Blame for the lack of progress has fallen on prime minister Nurlan Balgimbayev, the former president of Kazakoil who took office last year. In March this year, he caused a stir when he announced that privatizations in the oil sector would be halted. Investors were concerned not just because the oil sector accounted for most of the privatization revenues last year and revenue targets in this year's budget were ambitious, but also because the announcement was taken as a sign that the government was clamping down on foreign investment. Balgimbayev has since tried to calm those fears, blaming low oil prices and the consequent deflationary impact on asset valuations for the delay.

He has a point. World export crude oil prices for the first half of 1998 averaged $12.44 a barrel, compared with $19.09 for the first half of 1997. In real terms, oil prices are at their lowest level since the early 1970s. This is especially problematic for central Asia, where oil is the most expensive in the world because the region lacks an adequate transportation infrastructure. Kazakhstan has to pay $4 to $5 a barrel just to get the oil to the international market. That doesn't leave much profit.

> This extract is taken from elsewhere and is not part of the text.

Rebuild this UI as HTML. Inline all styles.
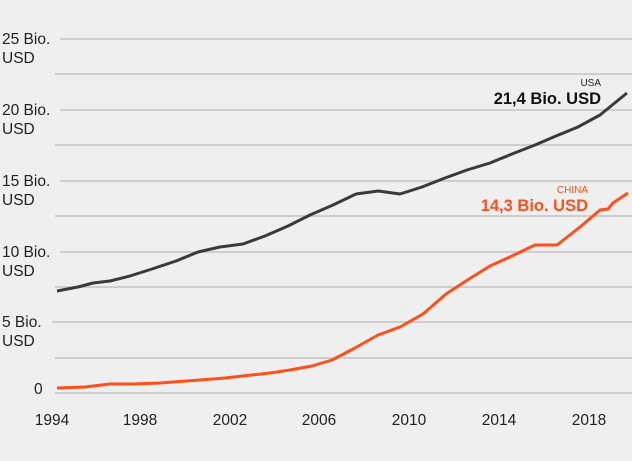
<!DOCTYPE html>
<html><head><meta charset="utf-8"><style>
html,body{margin:0;padding:0;background:#efefef;}
svg{display:block;font-family:"Liberation Sans",sans-serif;}
</style></head><body>
<svg width="632" height="461" viewBox="0 0 632 461">
<rect width="632" height="461" fill="#efefef"/>
<g stroke="#c4c4c4" stroke-width="1.5">
<line x1="60" y1="39" x2="632" y2="39"/>
<line x1="55" y1="74" x2="632" y2="74"/>
<line x1="60" y1="110" x2="632" y2="110"/>
<line x1="55" y1="145" x2="632" y2="145"/>
<line x1="60" y1="181" x2="632" y2="181"/>
<line x1="55" y1="216" x2="632" y2="216"/>
<line x1="60" y1="252" x2="632" y2="252"/>
<line x1="55" y1="287" x2="632" y2="287"/>
<line x1="52" y1="322" x2="632" y2="322"/>
<line x1="55" y1="358" x2="632" y2="358"/>
<line x1="55" y1="393" x2="632" y2="393"/>
</g>
<g font-size="15.5" fill="#222">
<text x="2" y="44">25 Bio.</text><text x="2" y="63">USD</text>
<text x="2" y="115">20 Bio.</text><text x="2" y="134">USD</text>
<text x="2" y="186">15 Bio.</text><text x="2" y="205">USD</text>
<text x="2" y="257">10 Bio.</text><text x="2" y="276">USD</text>
<text x="2" y="327">5 Bio.</text><text x="2" y="346">USD</text>
<text x="34" y="394">0</text>
</g>
<g font-size="15.5" fill="#222" text-anchor="middle">
<text x="52" y="425">1994</text><text x="140" y="425">1998</text><text x="230" y="425">2002</text>
<text x="319" y="425">2006</text><text x="409" y="425">2010</text><text x="499" y="425">2014</text><text x="589" y="425">2018</text>
</g>
<polyline fill="none" stroke="#3a3a3a" stroke-width="3" stroke-linejoin="round" points="57,291 78,287 93,283 110,281 130,276 152,269 176,261 198,252 220,247 243,244 265,236 288,226 310,215 333,205 356,194 378,191 400,194 422,187 445,178 467,170 490,163 512,154 535,145 556,136 578,127 600,115 627,93"/>
<polyline fill="none" stroke="#ff4f1a" stroke-width="3" stroke-linejoin="round" points="57,388 85,387 110,384 133,384 160,383 200,380 225,378 270,373 290,370 312,366 332,360 355,348 378,335 400,327 423,314 446,294 469,279 490,266 512,256 535,245 557,245 580,227 600,210 608,209 613,203 628,193"/>
<text x="601" y="86" font-size="10" fill="#222" text-anchor="end">USA</text>
<text x="601" y="104" font-size="16.5" font-weight="bold" fill="#111" text-anchor="end">21,4 Bio. USD</text>
<text x="588" y="193" font-size="10" fill="#ff4f1a" text-anchor="end">CHINA</text>
<text x="588" y="211" font-size="16.5" font-weight="bold" fill="#ff4f1a" text-anchor="end">14,3 Bio. USD</text>
</svg>
</body></html>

"When you say oil is $12 a barrel, it's a problem elsewhere but a crisis for Central Asia," says Curtis Coward, a partner at the Washington law firm McGuire Wood Battle & Boothe. His firm has worked with the Kazakh government for the past five years, and acted as its arbiter on commercial contracts with western companies such as Mobil and Amoco. In regions such as Kazakhstan, oil asset valuations have fallen by a third.

The government may be forced to sell at the low point anyway. Excluding revenues from privatization, Standard & Poor's says Kazakhstan's general government deficit is expected to remain at a steep 8% of GDP. GDP growth is expected to be a fairly meagre 2.5%, or 3% according to the government. "Kazakhstan's economy has been built on the expectation that they will solve their problem in transportation - they can't get oil out," says one senior EBRD official.

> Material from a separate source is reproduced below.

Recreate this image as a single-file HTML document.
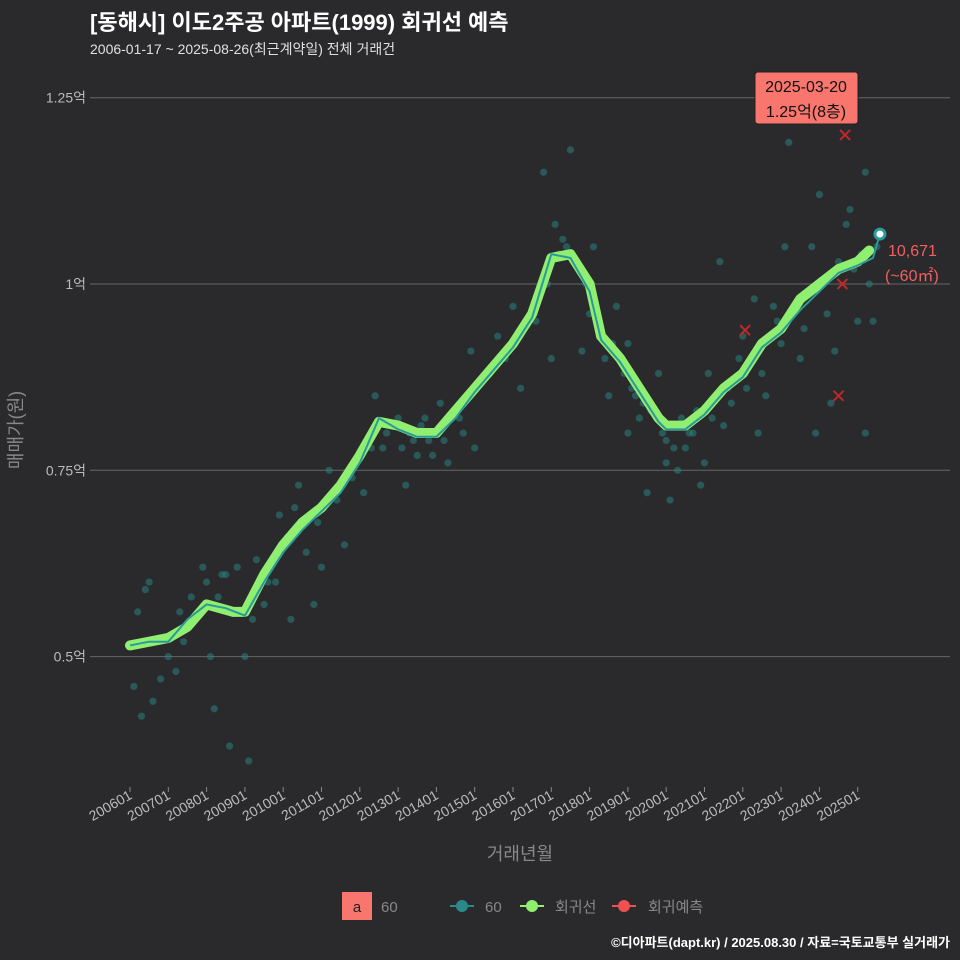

The country also needs money to develop the means of extracting the vast quantities of natural resources underground. Even though the government has avoided the borrowing excesses of other emerging market peers - according to Global Securities it's external debt is about 21% of GDP, a fraction of that elsewhere in the former Soviet Union - it has a dismal record for generating income at home.

Tax revenue collection averages just 12% of GDP, one of the worst records in the region. For the past two years, the country has refrained from dipping into its $400 million IMF Extended Fund Facility, after a bad experience with excessive foreign borrowings in the early 1990s. "They only want to use the IMF facility as a corrective measure," an EBRD official says.

Given that position, privatization of the most sought-after assets may be the only option. "I'd say that they don't have a lot of luxury in terms of time. They're not in a position of strength. They have urgencies in the state budget that they have to address," Coward says. On the other hand, he acknowledges that the government is against the wall because of the valuation declines on its most precious assets in the oil, gold, and uranium sectors. He believes this, rather than the government's reluctance to part with key state assets, is why the government has resisted bringing those assets to market.

Privatization potential

They will come. The plan for 1997 included a new programme to privatize 50 strategic companies in the oil, gas, mining, metallurgy, and utilities sectors. At the first stage, according to Global Securities, the government hand-picked 13 companies to be offered through the stock exchange.